Tom: O movimento negro aqui existe desde os anos 1930, com muita força, sobretudo em São Paulo. O Correia Leite, que era uma referência no movimento, escreveu que “Carolina era a mãe negra, ela veio para dar redenção, ser a voz daquela população negra que não tinha voz”. Tinha muitos jornais na época que falavam dessa questão, mas era um movimento da época. Quando a Carolina chegou aos outros países, ela levou também essa carga de ser uma mulher negra. Quem é essa mulher negra e o que ela diz? Pra fora, se conhecia Machado de Assis, mas ele era embranquecido. Quando apareciam as fotos de Carolina no jornal, era com lenço na cabeça, bem preta e ela passa a ser essa referência e essa voz, com todas as suas contradições. Ela também tinha seus momentos de preconceito. Ela dizia que os negros no Brasil era indolentes, tinha muitas críticas, porque via isso, sobretudo na pobreza em que viveu. Na roça, as pessoas ganhavam dinheiro pra tomar cachaça. Na favela, a violência e a falta de trabalho. Essas percepções levaram Carolina a pensar numa indolência do negro, tanto que seus relacionamentos são todos com homens brancos. Os quatro homens que geraram filhos nela, um era um inglês (que gerou uma filha que morreu ainda bebê), um espanhol, português. Essas histórias que eu fui buscar para humanizar a Carolina. Eu quis mostrar quem era essa mulher tão contraditória, que conseguiu nessas contradições criar uma obra fundamental à literatura brasileira e mundial.

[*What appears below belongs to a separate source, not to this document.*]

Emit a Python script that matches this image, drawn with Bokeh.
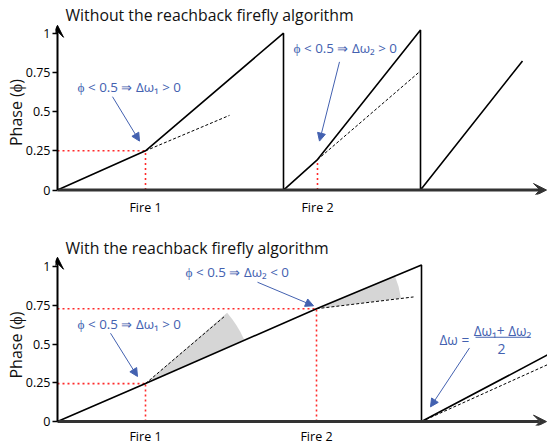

Sul21: Como tu a definirias depois dessa pesquisa?

Tom: Primeiro, Carolina é uma escritora. Segundo, é uma grande escritora. É a primeiro coisa que a academia, de modo geral, não aceita. Quando Carolina lançou o Quarto, os grandes escritores a boicotaram, não foram ao lançamento. O lançamento da Carolina teve 1,5 mil pessoas, teve Pelé, Benedito Ruy Barbosa, grandes pessoas, mas ela sentiu a ausência dessa turma que não esteve lá. Ser mulher, negra e escrever “iducação”, “aleitei-me”, as pessoas não aceitam. E Carolina tinha dicionário como a leitura dela normal. Quando ela foi presa em Sacramento, estava lendo um dicionário.

Sul21: Tu falaste sobre ideias de reformas que ela defendia, por que é importante ler e debater Carolina Maria de Jesus no Brasil de 2018?

Tom: Reforma urbana: a força de Carolina foi tão grande nos anos 1960, que ela acabou com a favela do Canindé. O grito da Carolina era para acabar com as favelas. Os universitários da Universidade de São Paulo criaram um movimento (Mubi) para isso. Nos anos 1950, havia mais ou menos de 40 a 50 favelas em São Paulo. A Carolina traz para nossa realidade uma reflexão social profunda de aceitação do povo brasileiro como ele é. Mestiço, descendentes de africanos, de portugueses, esse Brasil que está na obra da Carolina é de uma contradição monstruosa. Os brasileiros não são iguais; a Carolina dizia, “não sou igual, essa é minha opinião”. A opinião dela tem muito a ver com tudo isso que estamos vivendo hoje. O que a Carolina escreveu na boca de um cientista político seria extraordinário, mas na boca dela soa banal, rastaquera, sem valor. A luta hoje é para dizer que o que essa mulher escreveu tem muito valor.